## Some records
[START]
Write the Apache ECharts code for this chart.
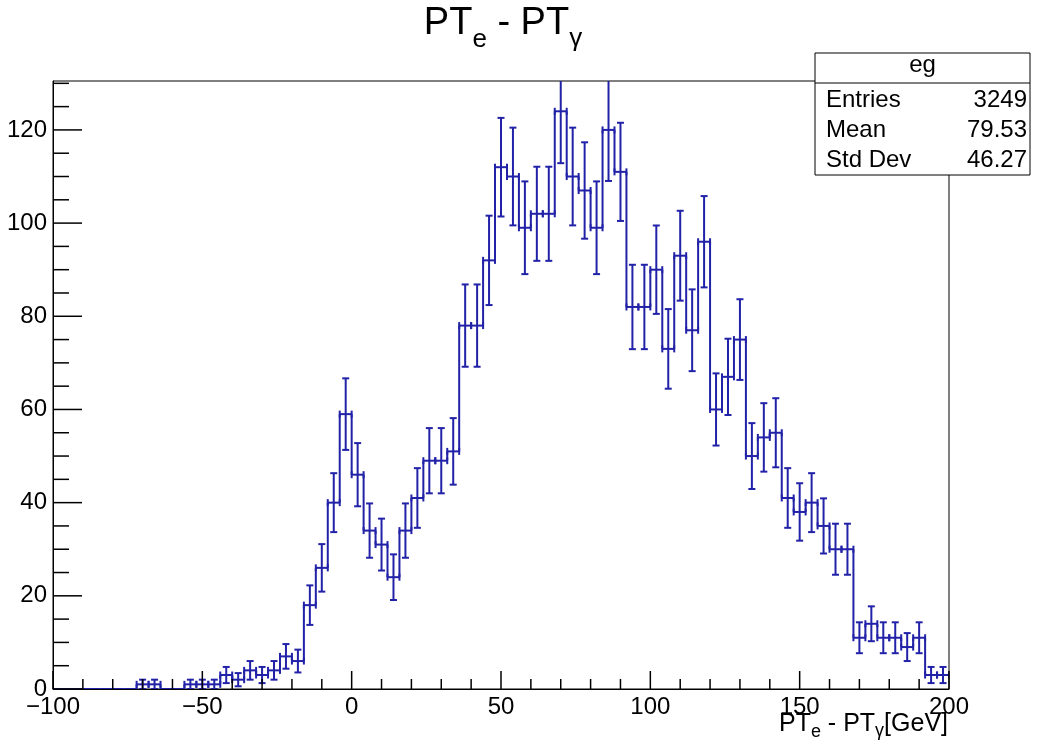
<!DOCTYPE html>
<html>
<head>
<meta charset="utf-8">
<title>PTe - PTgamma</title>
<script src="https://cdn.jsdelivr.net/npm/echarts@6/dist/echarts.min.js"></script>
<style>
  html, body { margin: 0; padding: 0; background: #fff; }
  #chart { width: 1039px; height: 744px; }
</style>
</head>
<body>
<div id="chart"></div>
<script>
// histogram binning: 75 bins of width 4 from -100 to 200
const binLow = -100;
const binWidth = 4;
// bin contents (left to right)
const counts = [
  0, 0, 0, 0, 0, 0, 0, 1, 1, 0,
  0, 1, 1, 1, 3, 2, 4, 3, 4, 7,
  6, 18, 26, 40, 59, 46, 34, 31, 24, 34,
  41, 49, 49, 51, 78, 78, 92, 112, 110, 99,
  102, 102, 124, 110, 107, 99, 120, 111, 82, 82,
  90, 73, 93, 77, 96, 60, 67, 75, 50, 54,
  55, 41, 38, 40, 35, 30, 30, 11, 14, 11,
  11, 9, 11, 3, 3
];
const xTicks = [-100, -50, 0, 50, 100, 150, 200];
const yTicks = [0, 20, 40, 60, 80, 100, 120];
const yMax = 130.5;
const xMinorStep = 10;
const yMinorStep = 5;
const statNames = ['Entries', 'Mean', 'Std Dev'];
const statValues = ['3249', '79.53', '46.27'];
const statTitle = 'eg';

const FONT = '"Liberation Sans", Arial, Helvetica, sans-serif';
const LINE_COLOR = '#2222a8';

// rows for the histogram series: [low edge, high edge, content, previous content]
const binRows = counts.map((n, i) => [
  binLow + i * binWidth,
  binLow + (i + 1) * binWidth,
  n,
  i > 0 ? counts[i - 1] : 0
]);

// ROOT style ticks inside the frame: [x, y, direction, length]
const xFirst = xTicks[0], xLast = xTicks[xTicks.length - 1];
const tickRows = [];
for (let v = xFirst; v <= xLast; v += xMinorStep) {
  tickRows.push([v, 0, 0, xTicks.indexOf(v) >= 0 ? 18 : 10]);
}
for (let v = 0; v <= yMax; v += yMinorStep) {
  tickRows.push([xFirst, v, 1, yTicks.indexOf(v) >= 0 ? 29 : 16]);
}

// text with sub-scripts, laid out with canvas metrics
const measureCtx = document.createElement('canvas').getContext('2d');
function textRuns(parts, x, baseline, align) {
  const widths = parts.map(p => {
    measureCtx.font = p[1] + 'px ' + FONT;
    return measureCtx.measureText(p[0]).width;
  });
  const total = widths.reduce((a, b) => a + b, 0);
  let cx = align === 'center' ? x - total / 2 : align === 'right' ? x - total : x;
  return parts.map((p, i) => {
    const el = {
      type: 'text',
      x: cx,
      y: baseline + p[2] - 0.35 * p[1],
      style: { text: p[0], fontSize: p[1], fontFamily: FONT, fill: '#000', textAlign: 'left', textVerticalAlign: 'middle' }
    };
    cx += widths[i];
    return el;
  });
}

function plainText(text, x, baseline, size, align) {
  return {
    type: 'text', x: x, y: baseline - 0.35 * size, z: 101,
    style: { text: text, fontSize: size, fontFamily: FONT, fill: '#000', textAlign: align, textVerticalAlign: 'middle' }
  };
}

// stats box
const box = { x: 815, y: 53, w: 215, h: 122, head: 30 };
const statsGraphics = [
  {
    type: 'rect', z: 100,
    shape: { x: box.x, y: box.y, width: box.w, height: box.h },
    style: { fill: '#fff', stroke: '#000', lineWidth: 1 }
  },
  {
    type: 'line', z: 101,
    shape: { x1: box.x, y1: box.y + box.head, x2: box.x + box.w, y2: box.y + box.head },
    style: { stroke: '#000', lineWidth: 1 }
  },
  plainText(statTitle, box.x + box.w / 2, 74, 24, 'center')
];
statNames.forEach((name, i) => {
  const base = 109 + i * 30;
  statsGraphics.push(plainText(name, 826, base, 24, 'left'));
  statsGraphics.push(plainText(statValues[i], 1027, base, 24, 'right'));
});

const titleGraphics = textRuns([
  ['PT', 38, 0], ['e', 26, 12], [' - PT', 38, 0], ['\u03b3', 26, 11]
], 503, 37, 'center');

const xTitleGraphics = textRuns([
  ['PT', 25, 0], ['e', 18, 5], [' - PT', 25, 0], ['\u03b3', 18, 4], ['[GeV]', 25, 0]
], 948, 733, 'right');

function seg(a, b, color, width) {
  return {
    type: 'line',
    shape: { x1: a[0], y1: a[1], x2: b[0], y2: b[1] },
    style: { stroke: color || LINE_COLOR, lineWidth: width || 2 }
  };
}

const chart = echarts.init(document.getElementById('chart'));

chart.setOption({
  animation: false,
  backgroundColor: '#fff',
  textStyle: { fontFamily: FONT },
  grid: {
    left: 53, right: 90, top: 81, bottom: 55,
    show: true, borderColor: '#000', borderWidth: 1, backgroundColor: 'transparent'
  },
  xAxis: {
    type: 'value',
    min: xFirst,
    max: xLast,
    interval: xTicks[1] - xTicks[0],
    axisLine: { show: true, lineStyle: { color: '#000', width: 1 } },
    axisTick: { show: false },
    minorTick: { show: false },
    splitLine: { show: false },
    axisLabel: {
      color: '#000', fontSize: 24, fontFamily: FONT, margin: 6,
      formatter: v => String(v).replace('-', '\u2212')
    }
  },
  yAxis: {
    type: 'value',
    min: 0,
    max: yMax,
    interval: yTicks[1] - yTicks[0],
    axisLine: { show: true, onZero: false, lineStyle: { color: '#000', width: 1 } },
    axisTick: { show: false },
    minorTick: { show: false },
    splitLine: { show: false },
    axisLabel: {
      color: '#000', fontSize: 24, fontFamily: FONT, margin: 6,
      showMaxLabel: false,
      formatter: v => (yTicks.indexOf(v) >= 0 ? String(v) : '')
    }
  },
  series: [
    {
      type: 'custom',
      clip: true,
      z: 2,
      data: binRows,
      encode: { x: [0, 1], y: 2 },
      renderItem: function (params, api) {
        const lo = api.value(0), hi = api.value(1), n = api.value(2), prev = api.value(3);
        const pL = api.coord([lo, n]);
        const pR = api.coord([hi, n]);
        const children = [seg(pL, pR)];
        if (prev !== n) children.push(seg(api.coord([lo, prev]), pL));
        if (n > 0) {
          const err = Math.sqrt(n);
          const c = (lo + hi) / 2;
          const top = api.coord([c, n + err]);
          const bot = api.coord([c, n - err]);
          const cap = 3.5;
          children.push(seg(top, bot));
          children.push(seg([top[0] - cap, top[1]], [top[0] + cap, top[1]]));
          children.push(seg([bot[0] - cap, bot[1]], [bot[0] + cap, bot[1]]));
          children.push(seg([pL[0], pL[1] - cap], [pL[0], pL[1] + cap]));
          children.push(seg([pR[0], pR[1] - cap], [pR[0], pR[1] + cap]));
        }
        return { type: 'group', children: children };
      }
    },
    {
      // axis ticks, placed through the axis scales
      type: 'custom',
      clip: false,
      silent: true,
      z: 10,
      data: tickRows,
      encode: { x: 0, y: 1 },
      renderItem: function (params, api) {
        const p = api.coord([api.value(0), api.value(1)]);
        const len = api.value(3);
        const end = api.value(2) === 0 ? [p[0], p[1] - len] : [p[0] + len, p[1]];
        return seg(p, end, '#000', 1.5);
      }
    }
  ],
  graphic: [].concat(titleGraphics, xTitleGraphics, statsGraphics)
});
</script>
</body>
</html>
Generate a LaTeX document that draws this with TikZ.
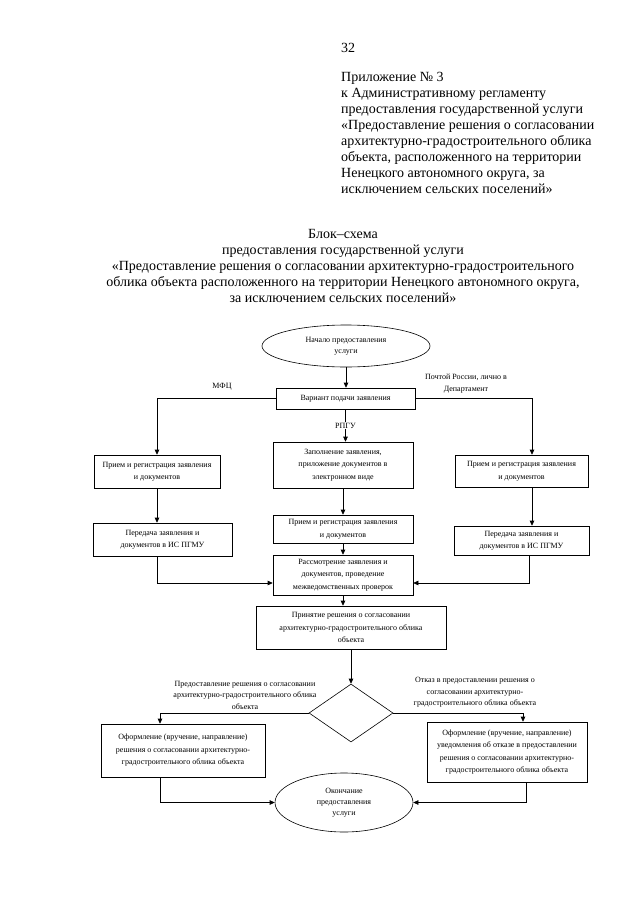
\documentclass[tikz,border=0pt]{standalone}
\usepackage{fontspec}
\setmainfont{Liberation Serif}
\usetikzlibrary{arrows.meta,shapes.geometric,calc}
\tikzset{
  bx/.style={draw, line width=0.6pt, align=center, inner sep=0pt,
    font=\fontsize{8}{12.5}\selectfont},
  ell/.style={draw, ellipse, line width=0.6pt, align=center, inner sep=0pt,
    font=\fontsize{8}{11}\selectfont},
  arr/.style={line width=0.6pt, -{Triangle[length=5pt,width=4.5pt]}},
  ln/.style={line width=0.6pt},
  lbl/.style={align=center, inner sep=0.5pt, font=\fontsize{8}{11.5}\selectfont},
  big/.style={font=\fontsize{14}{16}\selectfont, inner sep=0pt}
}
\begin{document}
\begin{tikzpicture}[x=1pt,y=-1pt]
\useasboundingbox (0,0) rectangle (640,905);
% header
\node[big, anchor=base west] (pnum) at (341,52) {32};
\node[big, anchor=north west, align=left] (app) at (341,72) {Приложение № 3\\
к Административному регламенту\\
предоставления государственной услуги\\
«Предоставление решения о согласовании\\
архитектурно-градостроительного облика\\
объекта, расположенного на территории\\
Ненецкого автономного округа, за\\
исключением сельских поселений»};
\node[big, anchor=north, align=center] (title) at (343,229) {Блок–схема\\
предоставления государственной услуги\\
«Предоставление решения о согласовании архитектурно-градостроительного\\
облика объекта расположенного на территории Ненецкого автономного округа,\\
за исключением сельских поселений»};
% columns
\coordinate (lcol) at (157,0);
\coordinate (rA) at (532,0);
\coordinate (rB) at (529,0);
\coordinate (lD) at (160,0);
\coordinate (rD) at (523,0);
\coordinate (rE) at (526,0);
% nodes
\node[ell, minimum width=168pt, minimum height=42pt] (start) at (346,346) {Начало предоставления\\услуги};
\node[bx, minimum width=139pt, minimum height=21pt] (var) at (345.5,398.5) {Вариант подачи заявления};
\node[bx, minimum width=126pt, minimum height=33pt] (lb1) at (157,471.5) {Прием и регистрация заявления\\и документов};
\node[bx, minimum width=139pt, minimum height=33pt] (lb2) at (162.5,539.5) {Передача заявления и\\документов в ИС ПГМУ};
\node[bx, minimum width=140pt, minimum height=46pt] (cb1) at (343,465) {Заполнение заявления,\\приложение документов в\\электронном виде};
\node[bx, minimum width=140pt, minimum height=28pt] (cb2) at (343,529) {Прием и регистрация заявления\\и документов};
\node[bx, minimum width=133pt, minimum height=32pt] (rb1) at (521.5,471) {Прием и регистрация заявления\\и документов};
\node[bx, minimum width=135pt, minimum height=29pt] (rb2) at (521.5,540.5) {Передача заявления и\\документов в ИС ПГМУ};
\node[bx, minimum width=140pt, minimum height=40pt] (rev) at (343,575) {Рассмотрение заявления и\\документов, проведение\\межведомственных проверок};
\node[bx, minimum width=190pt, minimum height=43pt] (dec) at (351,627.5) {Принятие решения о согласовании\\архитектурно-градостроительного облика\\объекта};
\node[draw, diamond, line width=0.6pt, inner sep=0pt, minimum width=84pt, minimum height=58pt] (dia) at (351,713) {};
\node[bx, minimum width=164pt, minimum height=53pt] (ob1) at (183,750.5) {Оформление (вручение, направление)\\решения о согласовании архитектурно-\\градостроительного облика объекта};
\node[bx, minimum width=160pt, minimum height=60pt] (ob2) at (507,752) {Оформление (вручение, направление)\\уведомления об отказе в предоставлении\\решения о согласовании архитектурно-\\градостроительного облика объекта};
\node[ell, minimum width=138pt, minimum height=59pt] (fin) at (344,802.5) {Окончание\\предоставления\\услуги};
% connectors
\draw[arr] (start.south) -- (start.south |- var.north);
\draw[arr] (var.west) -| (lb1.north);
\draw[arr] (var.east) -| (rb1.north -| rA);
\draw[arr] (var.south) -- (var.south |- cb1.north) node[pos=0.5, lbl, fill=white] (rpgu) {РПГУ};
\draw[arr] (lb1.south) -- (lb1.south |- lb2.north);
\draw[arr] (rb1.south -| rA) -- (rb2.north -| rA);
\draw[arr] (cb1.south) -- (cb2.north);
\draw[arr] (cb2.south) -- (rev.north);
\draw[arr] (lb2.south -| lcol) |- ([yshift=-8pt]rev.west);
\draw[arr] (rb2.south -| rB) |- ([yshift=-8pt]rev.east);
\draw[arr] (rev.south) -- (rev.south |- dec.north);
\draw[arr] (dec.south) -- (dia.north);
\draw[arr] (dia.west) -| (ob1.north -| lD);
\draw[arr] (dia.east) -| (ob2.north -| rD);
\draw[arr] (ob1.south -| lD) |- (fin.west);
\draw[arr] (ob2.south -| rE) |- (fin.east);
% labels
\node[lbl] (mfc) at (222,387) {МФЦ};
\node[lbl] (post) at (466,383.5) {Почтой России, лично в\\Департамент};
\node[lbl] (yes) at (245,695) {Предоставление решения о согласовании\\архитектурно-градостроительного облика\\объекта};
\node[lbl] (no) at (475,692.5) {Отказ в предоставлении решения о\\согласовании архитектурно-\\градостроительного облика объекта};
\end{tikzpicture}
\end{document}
[END]
In the lines above, locate the string "with". Copy every line where it occurs.

## Answer to this task
// text with sub-scripts, laid out with canvas metrics
Generate a LaTeX document that draws this with TikZ.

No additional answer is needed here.